* BEGIN *
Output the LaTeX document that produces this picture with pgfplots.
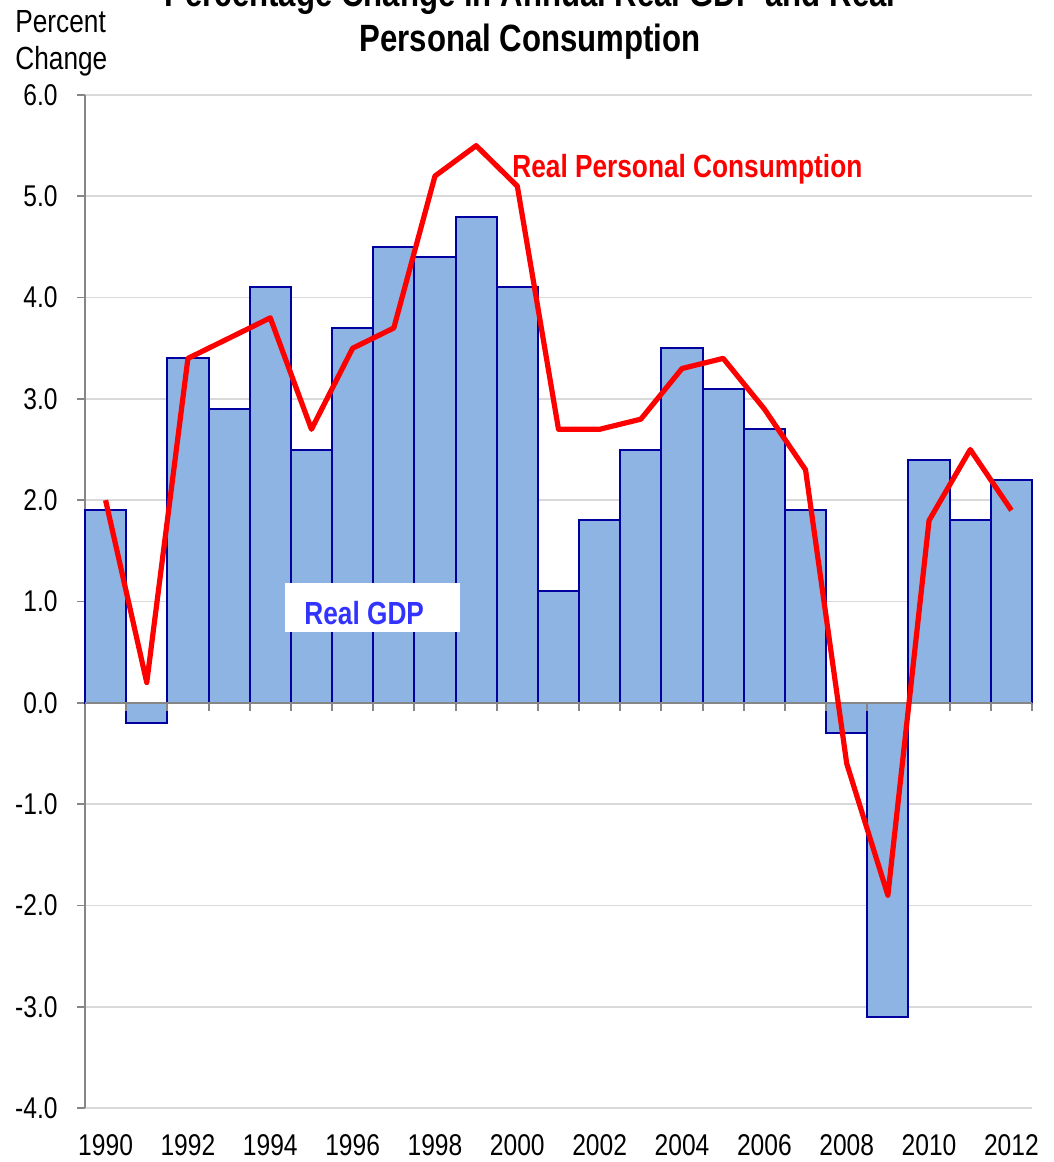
\documentclass[border=0pt]{standalone}
\usepackage{fontspec}
\setmainfont[FakeStretch=0.82]{Liberation Sans}
\usepackage{pgfplots}
\pgfplotsset{compat=1.18}
\definecolor{barfill}{RGB}{141,180,226}
\definecolor{baredge}{RGB}{0,0,160}
\definecolor{gridgray}{RGB}{217,217,217}
\definecolor{axgray}{RGB}{134,134,134}
\definecolor{gdpblue}{RGB}{51,51,255}
\begin{document}
\begin{tikzpicture}
\begin{axis}[
  scale only axis, width=473.5pt, height=506.5pt,
  xmin=-0.5, xmax=22.5, ymin=-4, ymax=6,
  axis y line*=left, axis x line*=bottom,
  x axis line style={draw=none},
  y axis line style={draw=axgray, line width=0.8pt},
  xtick={0,2,...,22},
  xticklabels={1990,1992,1994,1996,1998,2000,2002,2004,2006,2008,2010,2012},
  x tick style={draw=none},
  xticklabel style={anchor=base, inner sep=0pt, yshift=-19.5pt},
  ytick={-4,-3,...,6},
  y tick style={draw=axgray, line width=0.8pt},
  tick align=outside, major tick length=4pt,
  yticklabel style={anchor=east, inner sep=0pt, xshift=-9.5pt, /pgf/number format/fixed, /pgf/number format/fixed zerofill, /pgf/number format/precision=1},
  ticklabel style={font=\fontsize{15}{18}\selectfont},
  /pgf/number format/assume math mode=true,
  ymajorgrids, grid style={draw=gridgray, line width=0.8pt},
  clip=false,
]
% x = year - 1990
\addplot[ybar, bar width=1, fill=barfill, draw=baredge, line width=1pt] coordinates {
(0,1.9) (1,-0.2) (2,3.4) (3,2.9) (4,4.1) (5,2.5) (6,3.7) (7,4.5)
(8,4.4) (9,4.8) (10,4.1) (11,1.1) (12,1.8) (13,2.5) (14,3.5) (15,3.1)
(16,2.7) (17,1.9) (18,-0.3) (19,-3.1) (20,2.4) (21,1.8) (22,2.2)};
\draw[axgray, line width=1pt] (axis cs:-0.5,0) -- (axis cs:22.5,0);
\pgfplotsinvokeforeach{0.5,1.5,...,22.5}{\draw[axgray, line width=1pt] (axis cs:#1,0) -- ([yshift=-4pt]axis cs:#1,0);}
\addplot[red, line width=2.6pt, line join=round] coordinates {
(0,2.0) (1,0.2) (2,3.4) (3,3.6) (4,3.8) (5,2.7) (6,3.5) (7,3.7)
(8,5.2) (9,5.5) (10,5.1) (11,2.7) (12,2.7) (13,2.8) (14,3.3) (15,3.4)
(16,2.9) (17,2.3) (18,-0.6) (19,-1.9) (20,1.8) (21,2.5) (22,1.9)};
\end{axis}
\node[anchor=base, inner sep=0pt, font=\bfseries\fontsize{19}{22}\selectfont] at (222.5pt,550.5pt) {Percentage Change in Annual Real GDP and Real};
\node[anchor=base, inner sep=0pt, font=\bfseries\fontsize{19}{22}\selectfont] at (222.5pt,528pt) {Personal Consumption};
\node[anchor=base west, inner sep=0pt, font=\fontsize{16}{19}\selectfont] at (-35pt,537.5pt) {Percent};
\node[anchor=base west, inner sep=0pt, font=\fontsize{16}{19}\selectfont] at (-35pt,519pt) {Change};
\node[anchor=base west, inner sep=0pt, text=red, font=\bfseries\fontsize{16}{19}\selectfont] at (213.5pt,465pt) {Real Personal Consumption};
\fill[white] (100pt,238pt) rectangle (187.5pt,262.5pt);
\node[anchor=base west, inner sep=0pt, text=gdpblue, font=\bfseries\fontsize{16}{19}\selectfont] at (109.5pt,241.5pt) {Real GDP};
\pgfresetboundingbox
\useasboundingbox (-42.5pt,-27pt) rectangle (484.5pt,554pt);
\end{tikzpicture}
\end{document}
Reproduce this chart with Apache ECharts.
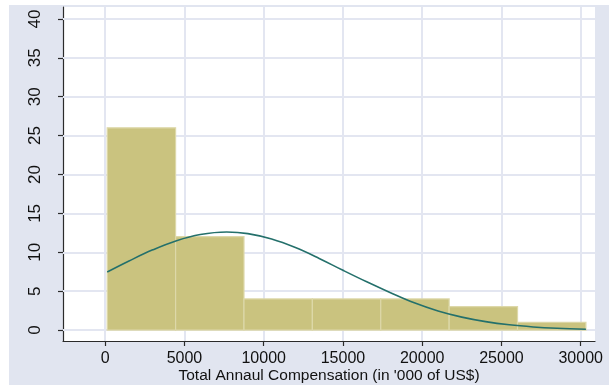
<!DOCTYPE html>
<html>
<head>
<meta charset="utf-8">
<script src="https://cdn.jsdelivr.net/npm/echarts@6/dist/echarts.min.js"></script>
<style>
  html, body { margin: 0; padding: 0; background: #ffffff; }
  #frame { position: absolute; left: 9px; top: 5px; width: 600px; height: 380px; background: #E1E5F0; }
  #chart { position: absolute; left: 0; top: 0; width: 609px; height: 385px; }
</style>
</head>
<body>
<div id="frame"></div>
<div id="chart"></div>
<script>
// Histogram bins (in '000 of US$) and frequencies
const binEdges = [125, 4440, 8755, 13070, 17385, 21700, 26015, 30330];
const counts = [26, 12, 4, 4, 4, 3, 1];

// Fitted normal curve, scaled to frequency
const curveX = [125, 1500, 3000, 4500, 6000, 7665, 9000, 10500, 12000, 13500, 15000,
                16500, 18000, 19500, 21000, 22500, 24000, 25500, 27000, 28500, 30330];
const curveY = [7.46, 8.88, 10.31, 11.49, 12.28, 12.6, 12.4, 11.7, 10.6, 9.21, 7.68,
                6.2, 4.8, 3.5, 2.45, 1.66, 1.08, 0.67, 0.4, 0.23, 0.11];

// Tick labels
const xTicks = [0, 5000, 10000, 15000, 20000, 25000, 30000];
const yTicks = [0, 5, 10, 15, 20, 25, 30, 35, 40];

const FONT = "'Liberation Sans', Arial, sans-serif";
const GRID_COLOR = '#E3E6F1';
const AXIS_COLOR = '#2b2b2b';

const chart = echarts.init(document.getElementById('chart'), null, { renderer: 'canvas' });

const bars = counts.map((c, i) => [binEdges[i], binEdges[i + 1], c]);

const option = {
  animation: false,
  backgroundColor: 'transparent',
  grid: {
    left: 63, right: 14, top: 7, bottom: 44,
    containLabel: false,
    outerBoundsMode: 'none',
    show: true, backgroundColor: '#ffffff', borderWidth: 0
  },
  xAxis: {
    type: 'value',
    min: -2664, max: 30903,
    name: "Total Annaul Compensation (in '000 of US$)",
    nameLocation: 'middle',
    nameGap: 27,
    nameMoveOverlap: false,
    nameTextStyle: { fontFamily: FONT, fontSize: 15.5, color: '#111' },
    axisLine: { show: true, onZero: false, lineStyle: { color: AXIS_COLOR, width: 1.2 } },
    axisTick: { show: true, length: 5, customValues: xTicks, lineStyle: { color: AXIS_COLOR, width: 1.2 } },
    axisLabel: { customValues: xTicks, formatter: v => String(v), fontFamily: FONT, fontSize: 16, color: '#111', margin: 10 },
    splitLine: { show: false }
  },
  yAxis: {
    type: 'value',
    min: -1.41, max: 41.54,
    axisLine: { show: true, onZero: false, lineStyle: { color: AXIS_COLOR, width: 1.2 } },
    axisTick: { show: true, length: 5, customValues: yTicks, lineStyle: { color: AXIS_COLOR, width: 1.2 } },
    axisLabel: { customValues: yTicks, formatter: v => String(v), rotate: 90, fontFamily: FONT, fontSize: 17, color: '#111', margin: 19 },
    splitLine: { show: false }
  },
  series: [
    {
      // gridlines at the tick positions
      type: 'line',
      data: [],
      z: 1,
      silent: true,
      markLine: {
        silent: true,
        z: 1,
        symbol: 'none',
        label: { show: false },
        lineStyle: { color: GRID_COLOR, width: 2, type: 'solid' },
        data: xTicks.map(v => ({ xAxis: v })).concat(yTicks.map(v => ({ yAxis: v })))
      }
    },
    {
      type: 'custom',
      z: 2,
      data: bars,
      renderItem: function (params, api) {
        const x0 = api.value(0), x1 = api.value(1), h = api.value(2);
        const p0 = api.coord([x0, h]);
        const p1 = api.coord([x1, 0]);
        return {
          type: 'rect',
          shape: { x: p0[0], y: p0[1], width: p1[0] - p0[0], height: p1[1] - p0[1] },
          style: { fill: '#CAC37F', stroke: '#DDD8A9', lineWidth: 1.2 }
        };
      }
    },
    {
      type: 'line',
      z: 3,
      smooth: 0.4,
      showSymbol: false,
      data: curveX.map((x, i) => [x, curveY[i]]),
      lineStyle: { color: '#24706B', width: 1.6 }
    }
  ]
};

chart.setOption(option);
</script>
</body>
</html>
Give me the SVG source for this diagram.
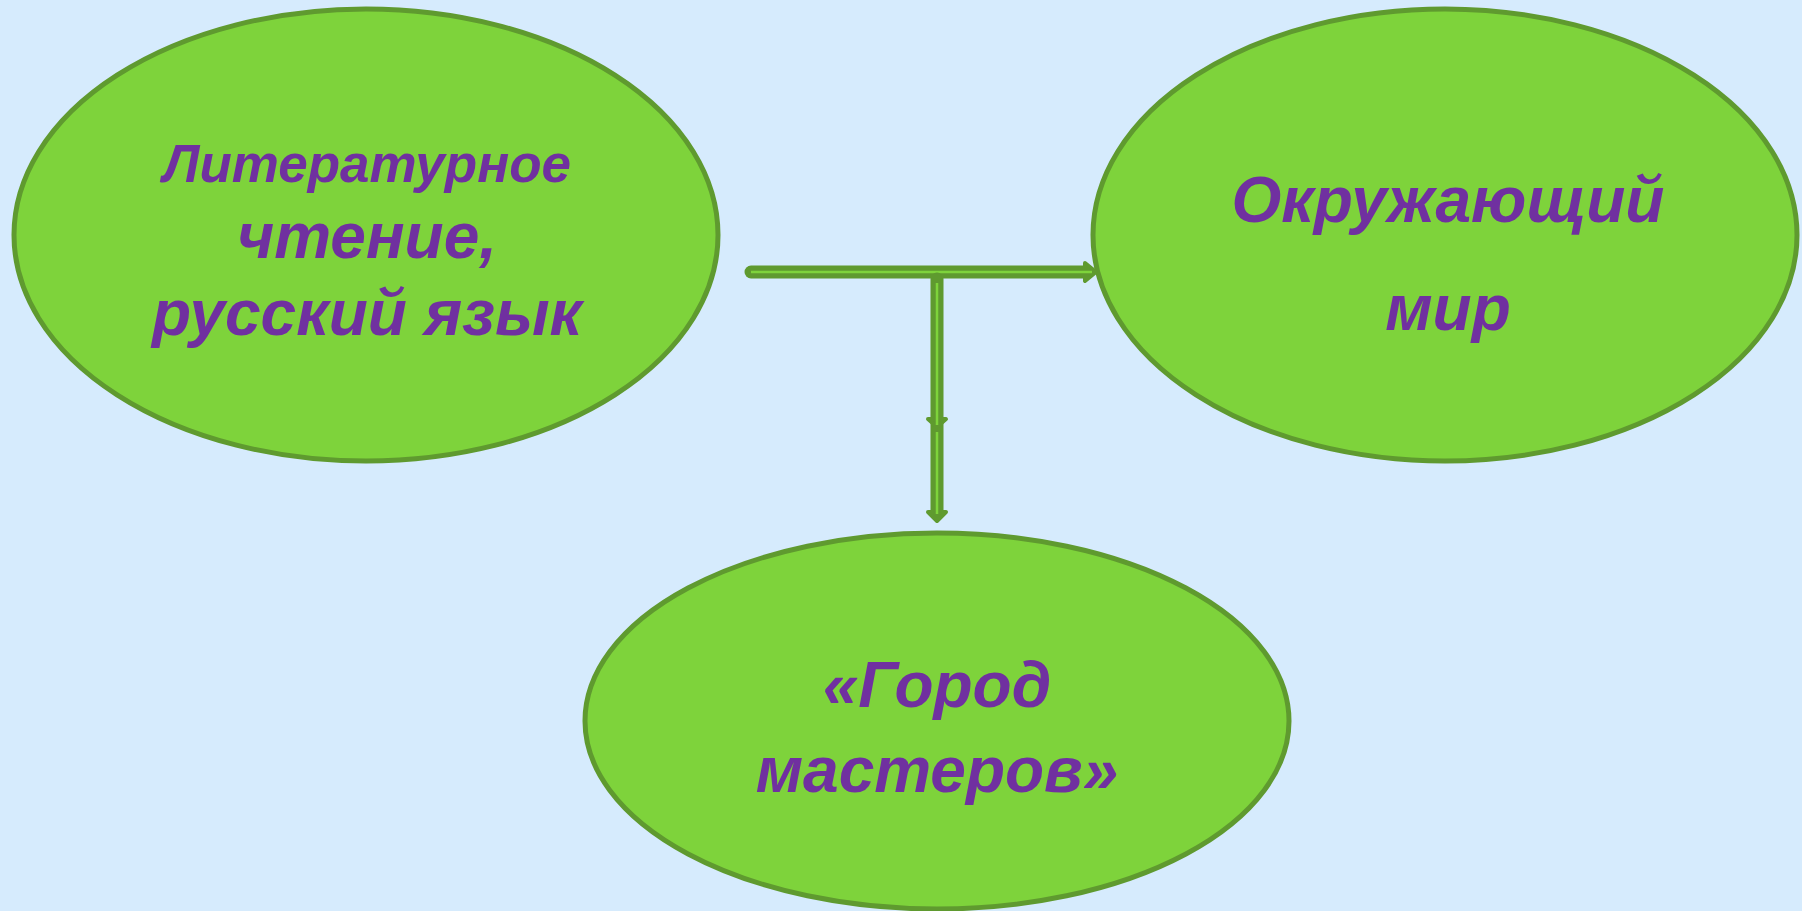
<svg xmlns="http://www.w3.org/2000/svg" width="1802" height="911" viewBox="0 0 1802 911">
<style>
.node{fill:#7ed33b;stroke:#5f9a2f;stroke-width:5}
.t{font-family:"Liberation Sans",Arial,sans-serif;font-weight:bold;font-style:italic;fill:#7030a0;text-anchor:middle}
.outer{stroke:#5f9a2f;stroke-width:13;fill:none;stroke-linecap:round}
.inner{stroke:#7ed33b;stroke-width:2.5;fill:none}
.head{fill:#5f9a2f;stroke:#5f9a2f;stroke-width:4;stroke-linejoin:round}
</style>
<rect width="1802" height="911" fill="#d6ebfd"/>
<g id="node-literature">
<ellipse class="node" cx="366" cy="235" rx="352" ry="226"/>
<text class="t" x="367" y="182" font-size="53">Литературное</text>
<text class="t" x="367" y="258" font-size="64">чтение,</text>
<text class="t" x="367" y="335" font-size="64">русский язык</text>
</g>
<g id="node-world">
<ellipse class="node" cx="1445" cy="235" rx="352" ry="226"/>
<text class="t" x="1448" y="222" font-size="64">Окружающий</text>
<text class="t" x="1448" y="330" font-size="64">мир</text>
</g>
<g id="node-city">
<ellipse class="node" cx="937" cy="721" rx="352" ry="188"/>
<text class="t" x="937" y="707" font-size="64">«Город</text>
<text class="t" x="937" y="792" font-size="64">мастеров»</text>
</g>
<g id="connectors">
<line class="outer" x1="751" y1="272" x2="1088" y2="272"/>
<polygon class="head" points="1085,263 1096,272 1085,281"/>
<line class="inner" x1="751" y1="272" x2="1092" y2="272"/>
<line class="outer" x1="937" y1="279" x2="937" y2="512" stroke-linecap="butt"/>
<polygon class="head" points="928,419 937,427 946,419"/>
<polygon class="head" points="928,512 937,521 946,512"/>
<line class="inner" x1="937" y1="283" x2="937" y2="425"/>
<line class="inner" x1="937" y1="432" x2="937" y2="514"/>
</g>
</svg>
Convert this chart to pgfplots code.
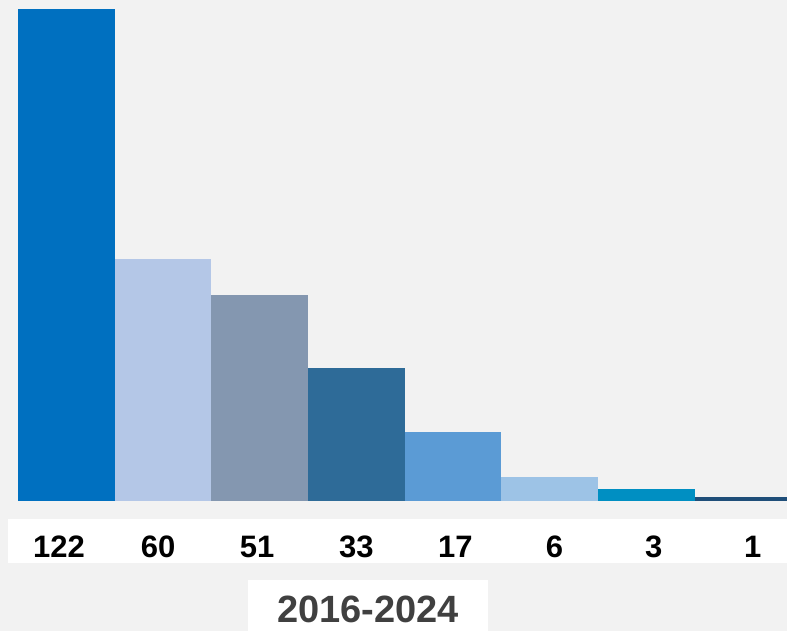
\documentclass[border=0pt]{standalone}
\usepackage{pgfplots}
\pgfplotsset{compat=1.18}
\usepackage{fontspec}
\setmainfont{Liberation Sans}
\definecolor{bgc}{HTML}{F2F2F2}
\definecolor{c1}{HTML}{0070C0}
\definecolor{c2}{HTML}{B4C7E7}
\definecolor{c3}{HTML}{8497B0}
\definecolor{c4}{HTML}{2E6B98}
\definecolor{c5}{HTML}{5B9BD5}
\definecolor{c6}{HTML}{9DC3E6}
\definecolor{c7}{HTML}{008FC2}
\definecolor{c8}{HTML}{1F4E79}
\definecolor{yeartext}{HTML}{404040}
\begin{document}
\begin{tikzpicture}[x=1pt,y=1pt]
% background, label strip and period box
\fill[bgc] (0,-631) rectangle (787,0);
\fill[white] (8,-519) rectangle (787,-563);
\fill[white] (248,-580) rectangle (488,-631);
\node[anchor=base, text=yeartext, font=\bfseries\fontsize{38}{38}\selectfont, inner sep=0pt]
  at (368,-622) {2016-2024};
\begin{axis}[
  at={(0pt,0pt)}, anchor=north west,
  scale only axis,
  width=787pt, height=501pt,
  xmin=-0.686, xmax=7.453,
  ymin=0, ymax=124.2,
  axis line style={draw=none},
  tick style={draw=none},
  ytick=\empty,
  xtick={-0.076,0.949,1.974,2.999,4.024,5.049,6.074,7.099},
  xticklabels={122,60,51,33,17,6,3,1},
  xticklabel style={anchor=base, yshift=-56pt, text=black,
    font=\bfseries\fontsize{31}{31}\selectfont},
]
\addplot[ybar, bar width=1, bar shift=0pt, fill=c1, draw=none] coordinates {(0,122)};
\addplot[ybar, bar width=1, bar shift=0pt, fill=c2, draw=none] coordinates {(1,60)};
\addplot[ybar, bar width=1, bar shift=0pt, fill=c3, draw=none] coordinates {(2,51)};
\addplot[ybar, bar width=1, bar shift=0pt, fill=c4, draw=none] coordinates {(3,33)};
\addplot[ybar, bar width=1, bar shift=0pt, fill=c5, draw=none] coordinates {(4,17)};
\addplot[ybar, bar width=1, bar shift=0pt, fill=c6, draw=none] coordinates {(5,6)};
\addplot[ybar, bar width=1, bar shift=0pt, fill=c7, draw=none] coordinates {(6,3)};
\addplot[ybar, bar width=1, bar shift=0pt, fill=c8, draw=none] coordinates {(7,1)};
\end{axis}
\pgfresetboundingbox
\path[use as bounding box] (0,-631) rectangle (787,0);
\end{tikzpicture}
\end{document}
* END *
Task prompt :: Repeat, word for word, the lines of the material above from the one holding "Reproduce this chart with Apache ECharts." through the one holding "const counts = [26, 12, 4, 4, 4, 3, 1];". Leave out pictures.

The solution ::
Reproduce this chart with Apache ECharts.
<!DOCTYPE html>
<html>
<head>
<meta charset="utf-8">
<script src="https://cdn.jsdelivr.net/npm/echarts@6/dist/echarts.min.js"></script>
<style>
  html, body { margin: 0; padding: 0; background: #ffffff; }
  #frame { position: absolute; left: 9px; top: 5px; width: 600px; height: 380px; background: #E1E5F0; }
  #chart { position: absolute; left: 0; top: 0; width: 609px; height: 385px; }
</style>
</head>
<body>
<div id="frame"></div>
<div id="chart"></div>
<script>
// Histogram bins (in '000 of US$) and frequencies
const binEdges = [125, 4440, 8755, 13070, 17385, 21700, 26015, 30330];
const counts = [26, 12, 4, 4, 4, 3, 1];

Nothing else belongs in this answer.